Alone at a window, with no other humans nearby or awake, not
even the sound of other humans to remind me of what I am, I am enthralled by
existence. Birds fly here every day. For all I know, their routines are so
regular that they fly to the exact same tree at the exact same time every day.
The sun comes up over there, beyond that house, every day, not at the same
time, but pretty much in the same way, although today is particularly
beautiful. The wild boar are out every night, in pretty much the same patch
(you can tell). Are their lives boring? I would hazard a guess that they're
not. Not just because the fight for existence doesn't leave time to think about
boredom, although that's probably true as well. Animals in zoos do get bored.

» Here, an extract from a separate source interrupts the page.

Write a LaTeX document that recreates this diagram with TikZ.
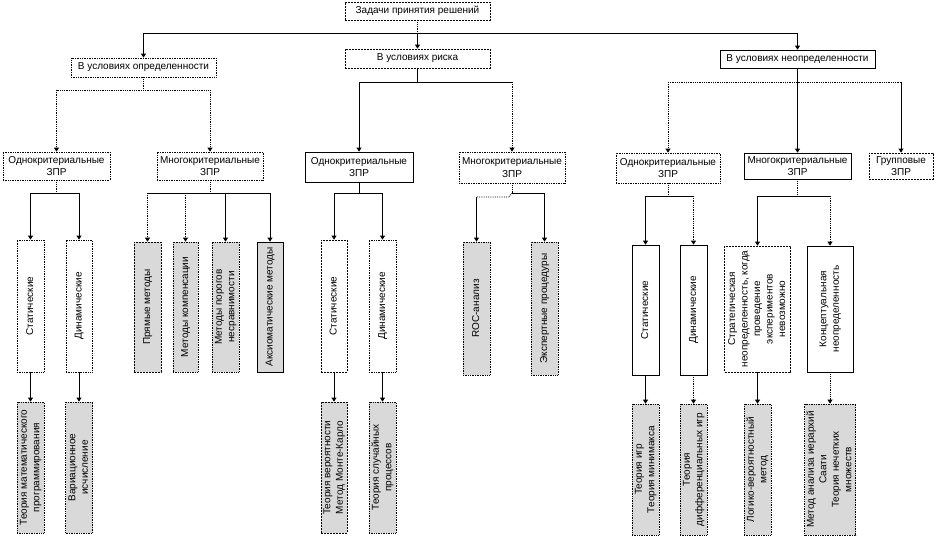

The cat gets bored, now and again, though I'm sure she doesn't think of herself
as boring.
The thing is, I'm not an animal or
a bird or a tree. I can't stop measuring time or live entirely in the moment,
or not for long. I can't really
imagine what it's like to be that way, to be entirely and totally connected to
the earth around you and your own body upon that earth, because I'm a human.
But I can imagine it a little bit. I know what it is like, just a little bit,
to be somewhere, in a time and place, where the present totally and entirely
demands your attention, where you begin to be
present, all the time. It wasn't boring. It was something quite different from
either boring or exciting. And it's no coincidence that this was a place, an
island, where there were more animals and birds than people and not enough
electricity to run a coffee machine.
There's a tension here I can't
ignore; I love new things, new people, new places, new ideas in particular. But
I also love everyday life. The older I get, the less I want to consume culture
in an attempt to gain excitement, or to look for a way out of boredom, and the
more I'm interested in those other things. Things I haven't been looking for. Things that happen on the edge of a city, rather than in the centre.
Things that happen outdoors: falling conkers, buzzards wheeling overhead, the
turn of the season. Things that are, in a way, boring.